Exercise requirements
Copy the data below exactly, omitting any picture it contains.

Available data

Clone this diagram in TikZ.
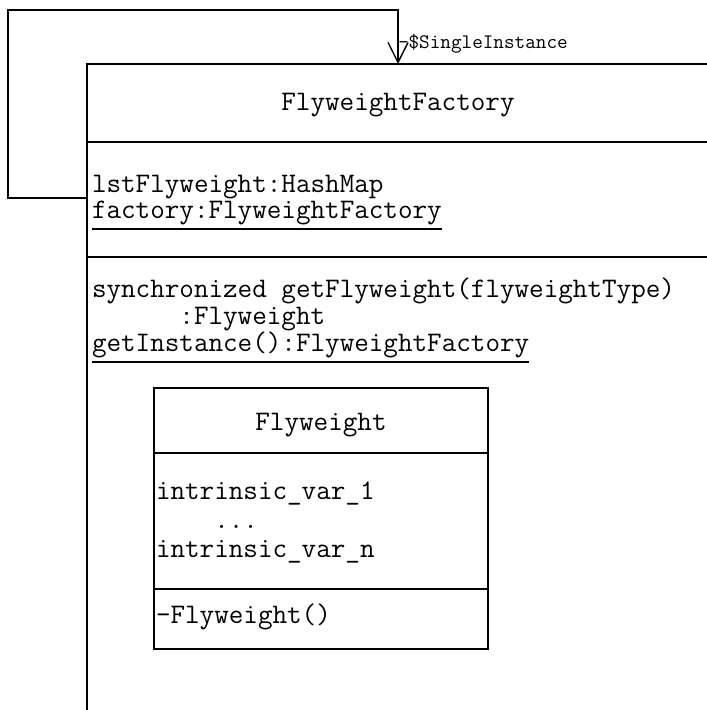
\documentclass[tikz,border=0pt]{standalone}
\usepackage{fontspec}
\usetikzlibrary{arrows.meta}
\tikzset{
  umlline/.style={line width=1.4bp},
  txt/.style={font=\ttfamily\fontsize{28.3bp}{30bp}\selectfont, inner sep=0pt, outer sep=0pt, anchor=base west},
  ctxt/.style={txt, anchor=base},
  smalltxt/.style={font=\ttfamily\fontsize{20.6bp}{22bp}\selectfont, inner sep=0pt, outer sep=0pt, anchor=base west},
  classbox/.style={draw, umlline, inner sep=0pt, outer sep=0pt, anchor=north west},
  uline/.style={line width=1.5bp},
}
\begin{document}
\begin{tikzpicture}[x=1bp,y=-1bp]
\useasboundingbox (0,0) rectangle (707,710);
\clip (0,0) rectangle (707,710);
% FlyweightFactory class
\node[classbox, minimum width=622bp, minimum height=700bp] (ff) at (87,64) {};
\node[ctxt] (ffname) at (398,111) {FlyweightFactory};
\draw[umlline] (87,142) -- (709,142);
\node[txt] (a1) at (92,192) {lstFlyweight:HashMap};
\node[txt] (a2) at (92,218) {factory:FlyweightFactory};
\draw[uline] ([yshift=-11bp]a2.base west) -- ([yshift=-11bp]a2.base east);
\draw[umlline] (87,257) -- (709,257);
\node[txt] (m1) at (92,297) {synchronized getFlyweight(flyweightType)};
\node[txt] (m2) at (92,324) {\hphantom{000000}:Flyweight};
\node[txt] (m3) at (92,351) {getInstance():FlyweightFactory};
\draw[uline] ([yshift=-11bp]m3.base west) -- ([yshift=-11bp]m3.base east);
% Flyweight class
\node[classbox, minimum width=334bp, minimum height=261bp] (fw) at (154,388) {};
\node[ctxt] (fwname) at (321,430) {Flyweight};
\draw[umlline] (154,453) -- (488,453);
\node[txt] (v1) at (156,499) {intrinsic\_var\_1};
\node[txt] (v2) at (156,528) {\hphantom{0000}...};
\node[txt] (v3) at (156,557) {intrinsic\_var\_n};
\draw[umlline] (154,589) -- (488,589);
\node[txt] (op) at (156,623) {-Flyweight()};
% self association
\coordinate (c1) at (8,198);
\coordinate (c2) at (8,10);
\draw[umlline, -{Straight Barb[length=20bp,width=20bp]}] (ff.west |- c1) -- (c1) -- (c2) -- (ff.north |- c2) -- (ff.north);
\node[smalltxt] (lbl) at ([yshift=15bp]ff.north) {-\$SingleInstance};
\end{tikzpicture}
\end{document}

Answer to this exercise
Clone this diagram in TikZ.
\documentclass[tikz,border=0pt]{standalone}
\usepackage{fontspec}
\usetikzlibrary{arrows.meta}
\tikzset{
  umlline/.style={line width=1.4bp},
  txt/.style={font=\ttfamily\fontsize{28.3bp}{30bp}\selectfont, inner sep=0pt, outer sep=0pt, anchor=base west},
  ctxt/.style={txt, anchor=base},
  smalltxt/.style={font=\ttfamily\fontsize{20.6bp}{22bp}\selectfont, inner sep=0pt, outer sep=0pt, anchor=base west},
  classbox/.style={draw, umlline, inner sep=0pt, outer sep=0pt, anchor=north west},
  uline/.style={line width=1.5bp},
}
\begin{document}
\begin{tikzpicture}[x=1bp,y=-1bp]
\useasboundingbox (0,0) rectangle (707,710);
\clip (0,0) rectangle (707,710);
% FlyweightFactory class
\node[classbox, minimum width=622bp, minimum height=700bp] (ff) at (87,64) {};
\node[ctxt] (ffname) at (398,111) {FlyweightFactory};
\draw[umlline] (87,142) -- (709,142);
\node[txt] (a1) at (92,192) {lstFlyweight:HashMap};
\node[txt] (a2) at (92,218) {factory:FlyweightFactory};
\draw[uline] ([yshift=-11bp]a2.base west) -- ([yshift=-11bp]a2.base east);
\draw[umlline] (87,257) -- (709,257);
\node[txt] (m1) at (92,297) {synchronized getFlyweight(flyweightType)};
\node[txt] (m2) at (92,324) {\hphantom{000000}:Flyweight};
\node[txt] (m3) at (92,351) {getInstance():FlyweightFactory};
\draw[uline] ([yshift=-11bp]m3.base west) -- ([yshift=-11bp]m3.base east);
% Flyweight class
\node[classbox, minimum width=334bp, minimum height=261bp] (fw) at (154,388) {};
\node[ctxt] (fwname) at (321,430) {Flyweight};
\draw[umlline] (154,453) -- (488,453);
\node[txt] (v1) at (156,499) {intrinsic\_var\_1};
\node[txt] (v2) at (156,528) {\hphantom{0000}...};
\node[txt] (v3) at (156,557) {intrinsic\_var\_n};
\draw[umlline] (154,589) -- (488,589);
\node[txt] (op) at (156,623) {-Flyweight()};
% self association
\coordinate (c1) at (8,198);
\coordinate (c2) at (8,10);
\draw[umlline, -{Straight Barb[length=20bp,width=20bp]}] (ff.west |- c1) -- (c1) -- (c2) -- (ff.north |- c2) -- (ff.north);
\node[smalltxt] (lbl) at ([yshift=15bp]ff.north) {-\$SingleInstance};
\end{tikzpicture}
\end{document}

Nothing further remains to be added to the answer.